ゴールデンウイークで休んでいた間に読んだそばの本の紹介です。主にSNSで紹介されていたものを読んでみました。

そば学 井上直人著

そばの本は、書かれていることの科学的な根拠がよくわからないことがけっこう多いんですよね。

その点、農学博士が書かれたこの本は「学問としての体系が未完だったために『雑学』と受け取られることも多かった「そば学」を、食品科学を柱に整理すること」が目的と書かれていて、そういう点でとても興味深く読みました。

特にそばの主要な成分であるタンパク質やデンプンの特性がソバの成長、栽培、栄養、加工、風味、食感などに及ぼす影響が面白かったです。

たとえば、そばの実の成長ではまず殻や甘皮、子葉ができ、その後で子葉が成長するためのエネルギー源としての胚乳(デンプン)を蓄えていくので、登熟不良の実の方がそば粉にしたときにタンパク質の比率が高いので風味が優れている、というようなことなど、目から鱗のことがけっこうありました。

そばを食べるのが好き、という方には退屈な内容かも知れませんが、そば打ちが趣味、という方は面白く読めるのではないかと思います。

さぬきうどんの小麦粉の話 木下敬三著

香川県の製粉会社の社長さんが、小麦の知識や製粉、旨いうどん作りという視点から小麦にアプローチしています。

そば粉とうどん粉は、タンパク質ではグルテンの有る無しで大きく性質が異なりますが、デンプンの性質は共通した点も多いはず。茹でとデンプンの糊化の関係、加水や練りのことなど、うどん作りの解説を読みながら、そばではどうなのだろうと興味が広がって来ます。

そば通 村瀬忠太郎著

名人と言われたそば屋の主人が昭和5年に書いたという本。そばの産地やそば粉、そば打ちの技術、食べ方や栄養、地方のそば、その他そばにまつわる内容が幅広く書かれていてビックリしました。

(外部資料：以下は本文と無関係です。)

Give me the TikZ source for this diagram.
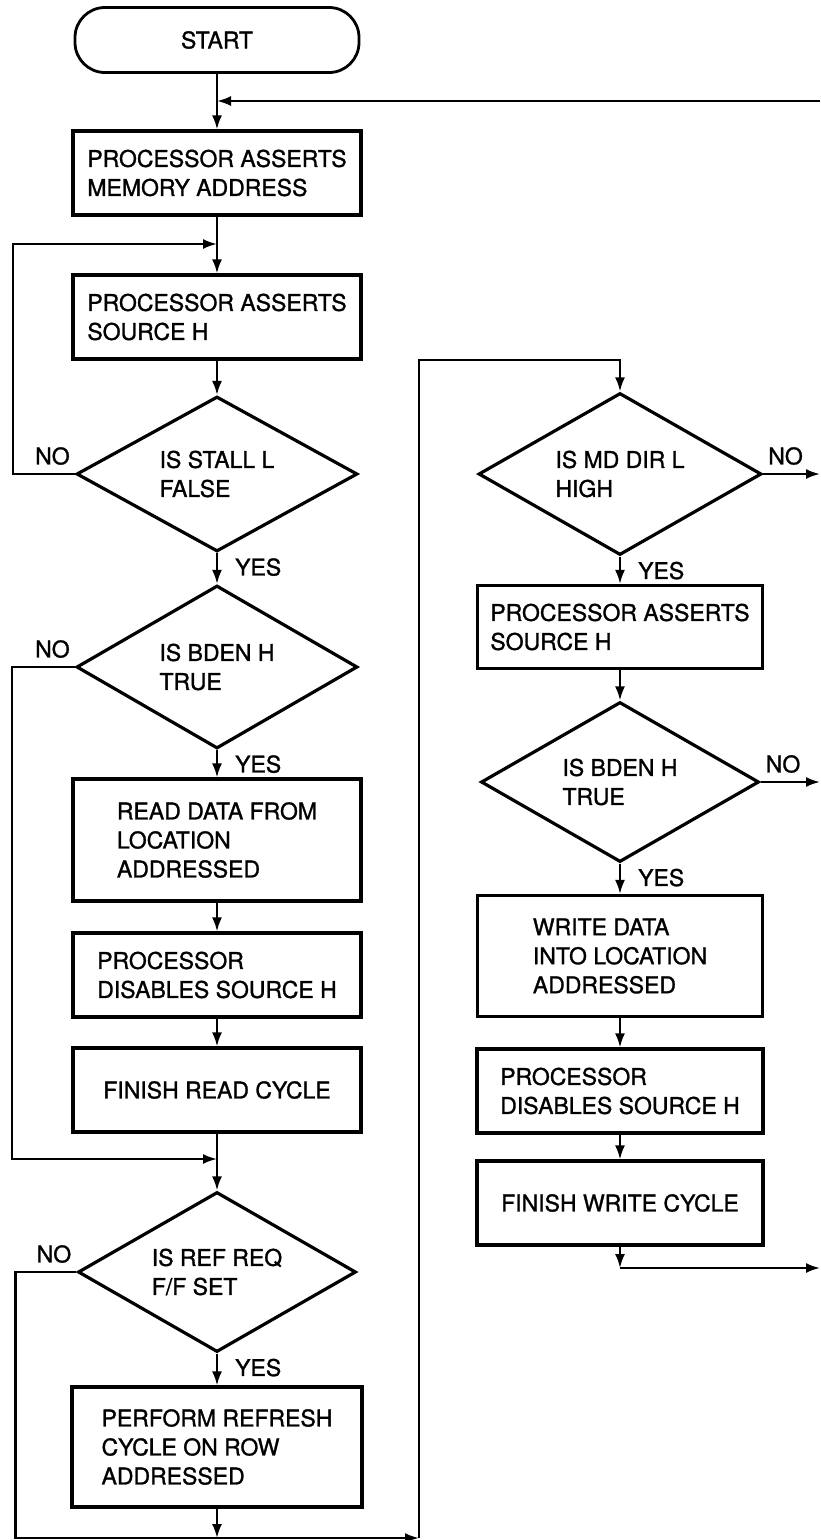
\documentclass[tikz,border=0pt]{standalone}
\usepackage{fontspec}
\setmainfont{TeX Gyre Heros}[FakeBold=1.2]
\usetikzlibrary{shapes,arrows.meta,positioning,calc}

\begin{document}
\begin{tikzpicture}[x=1pt,y=-1pt,
  every node/.style={font=\fontsize{23}{29}\selectfont},
  box/.style={draw,line width=3.2pt,minimum width=288pt,minimum height=84pt,align=left,inner sep=0pt},
  tall/.style={minimum height=122pt},
  test/.style={draw,diamond,aspect=2,line width=3.2pt,minimum width=281pt,minimum height=160pt,inner sep=0pt,align=left},
  term/.style={draw,rounded corners=30pt,line width=2.8pt,minimum width=284pt,minimum height=65pt},
  lbl/.style={inner sep=1pt},
  yes/.style={lbl,anchor=north west,xshift=17pt,yshift=-4pt},
  noleft/.style={lbl,anchor=south east,xshift=-4pt,yshift=8pt},
  noright/.style={lbl,anchor=south west,xshift=4pt,yshift=8pt},
  line/.style={line width=2.2pt},
  arr/.style={line,-{Latex[length=14pt,width=10pt]}}
]
\useasboundingbox (0,0) rectangle (820,1540);

\node[term] (start) at (217,40) {START};
\node[box] (addr) at (217,173) {PROCESSOR ASSERTS\\MEMORY ADDRESS};
\node[box] (srcl) at (217,317) {PROCESSOR ASSERTS\\SOURCE H};
\node[test,minimum height=155pt] (stall) at (217,474) {IS STALL L\\FALSE};
\node[test,minimum height=163pt] (bdenl) at (217,667) {IS BDEN H\\TRUE};
\node[box,tall] (read) at (217,840) {READ DATA FROM\\LOCATION\\ADDRESSED};
\node[box] (disl) at (217,975) {PROCESSOR\\DISABLES SOURCE H};
\node[box] (finr) at (217,1090) {FINISH READ CYCLE};
\node[test,minimum width=278pt] (refreq) at (217,1272) {IS REF REQ\\F/F SET};
\node[box,minimum height=120pt,minimum width=290pt] (refresh) at (217,1447) {PERFORM REFRESH\\CYCLE ON ROW\\ADDRESSED};

\node[test,minimum width=283pt,minimum height=162pt] (mddir) at (620,474) {IS MD DIR L\\HIGH};
\node[box,minimum width=285pt,minimum height=83pt] (srcr) at (620,627) {PROCESSOR ASSERTS\\SOURCE H};
\node[test,minimum width=278pt] (bdenr) at (620,782) {IS BDEN H\\TRUE};
\node[box,minimum width=285pt,minimum height=121pt] (write) at (620,956) {WRITE DATA\\INTO LOCATION\\ADDRESSED};
\node[box,minimum width=286pt] (disr) at (620,1091) {PROCESSOR\\DISABLES SOURCE H};
\node[box,minimum width=286pt] (finw) at (620,1203) {FINISH WRITE CYCLE};

\node[noleft] (no1) at (stall.west) {NO};
\node[noleft] (no2) at (bdenl.west) {NO};
\node[noleft] (no3) at (refreq.west) {NO};
\node[noright] (no4) at (mddir.east) {NO};
\node[noright] (no5) at (bdenr.east) {NO};
\node[yes] (yes1) at (stall.south) {YES};
\node[yes] (yes2) at (bdenl.south) {YES};
\node[yes] (yes3) at (refreq.south) {YES};
\node[yes] (yes4) at (mddir.south) {YES};
\node[yes] (yes5) at (bdenr.south) {YES};

\coordinate (ret) at (820,101);
\coordinate (back) at (217,101);
\coordinate (loop) at (217,244);
\coordinate (merge) at (217,1159);
\coordinate (corner) at (419,1538);
\coordinate (jump) at (620,360);
\coordinate (out1) at (820,474);
\coordinate (out2) at (820,782);
\coordinate (down) at (620,1268);
\coordinate (out3) at (820,1268);

\draw[arr] (start.south) -- (addr.north);
\draw[arr] (ret) -- (back);
\draw[arr] (addr.south) -- (srcl.north);
\draw[arr] (srcl.south) -- (stall.north);
\draw[arr] (stall.west) -- ++(-62,0) |- (loop);
\draw[arr] (stall.south) -- (bdenl.north);
\draw[arr] (bdenl.south) -- (read.north);
\draw[arr] (read.south) -- (disl.north);
\draw[arr] (disl.south) -- (finr.north);
\draw[arr] (bdenl.west) -- ++(-63,0) |- (merge);
\draw[arr] (finr.south) -- (refreq.north);
\draw[arr] (refreq.south) -- (refresh.north);
\draw[arr] (refreq.west) -- ++(-61,0) |- (corner);
\draw[arr] (refresh.south) -- (refresh.south |- corner);

\draw[arr] (corner) |- (jump) -- (mddir.north);
\draw[arr] (mddir.east) -- (out1);
\draw[arr] (mddir.south) -- (srcr.north);
\draw[arr] (srcr.south) -- (bdenr.north);
\draw[arr] (bdenr.east) -- (out2);
\draw[arr] (bdenr.south) -- (write.north);
\draw[arr] (write.south) -- (disr.north);
\draw[arr] (disr.south) -- (finw.north);
\draw[arr] (finw.south) -- (down);
\draw[arr] (down) -- (out3);

\end{tikzpicture}
\end{document}
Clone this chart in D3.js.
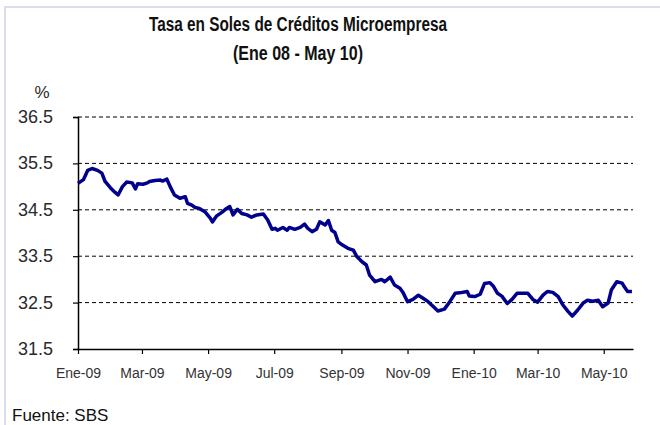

他の本で読んだような内容も少なからずあったので、この本を参考に書かれたのかもしれません。

おいしい穀物の科学 井上直人著

「そば学」の井上先生が、米、トウモロコシ、ムギ、ソバなど穀物全般について書いています。

麺の科学 山田昌治著

小麦、そば粉、米粉、その他、麺を作る穀物についてその特性、麺料理、栄養、麺をおいしくする科学などが書かれた本です。

ソバを知り、ソバを生かす 氏原輝男著

農学博士の著者がソバと歩んできたエピソード(新品種作り、ヒマラヤでのソバ研究、ソバでの地域興しなど)を綴った本です。

そば学大全 俣野敏子著

植物としてのソバの性質や栄養、日本と世界のそば食の歴史などが書かれた本です。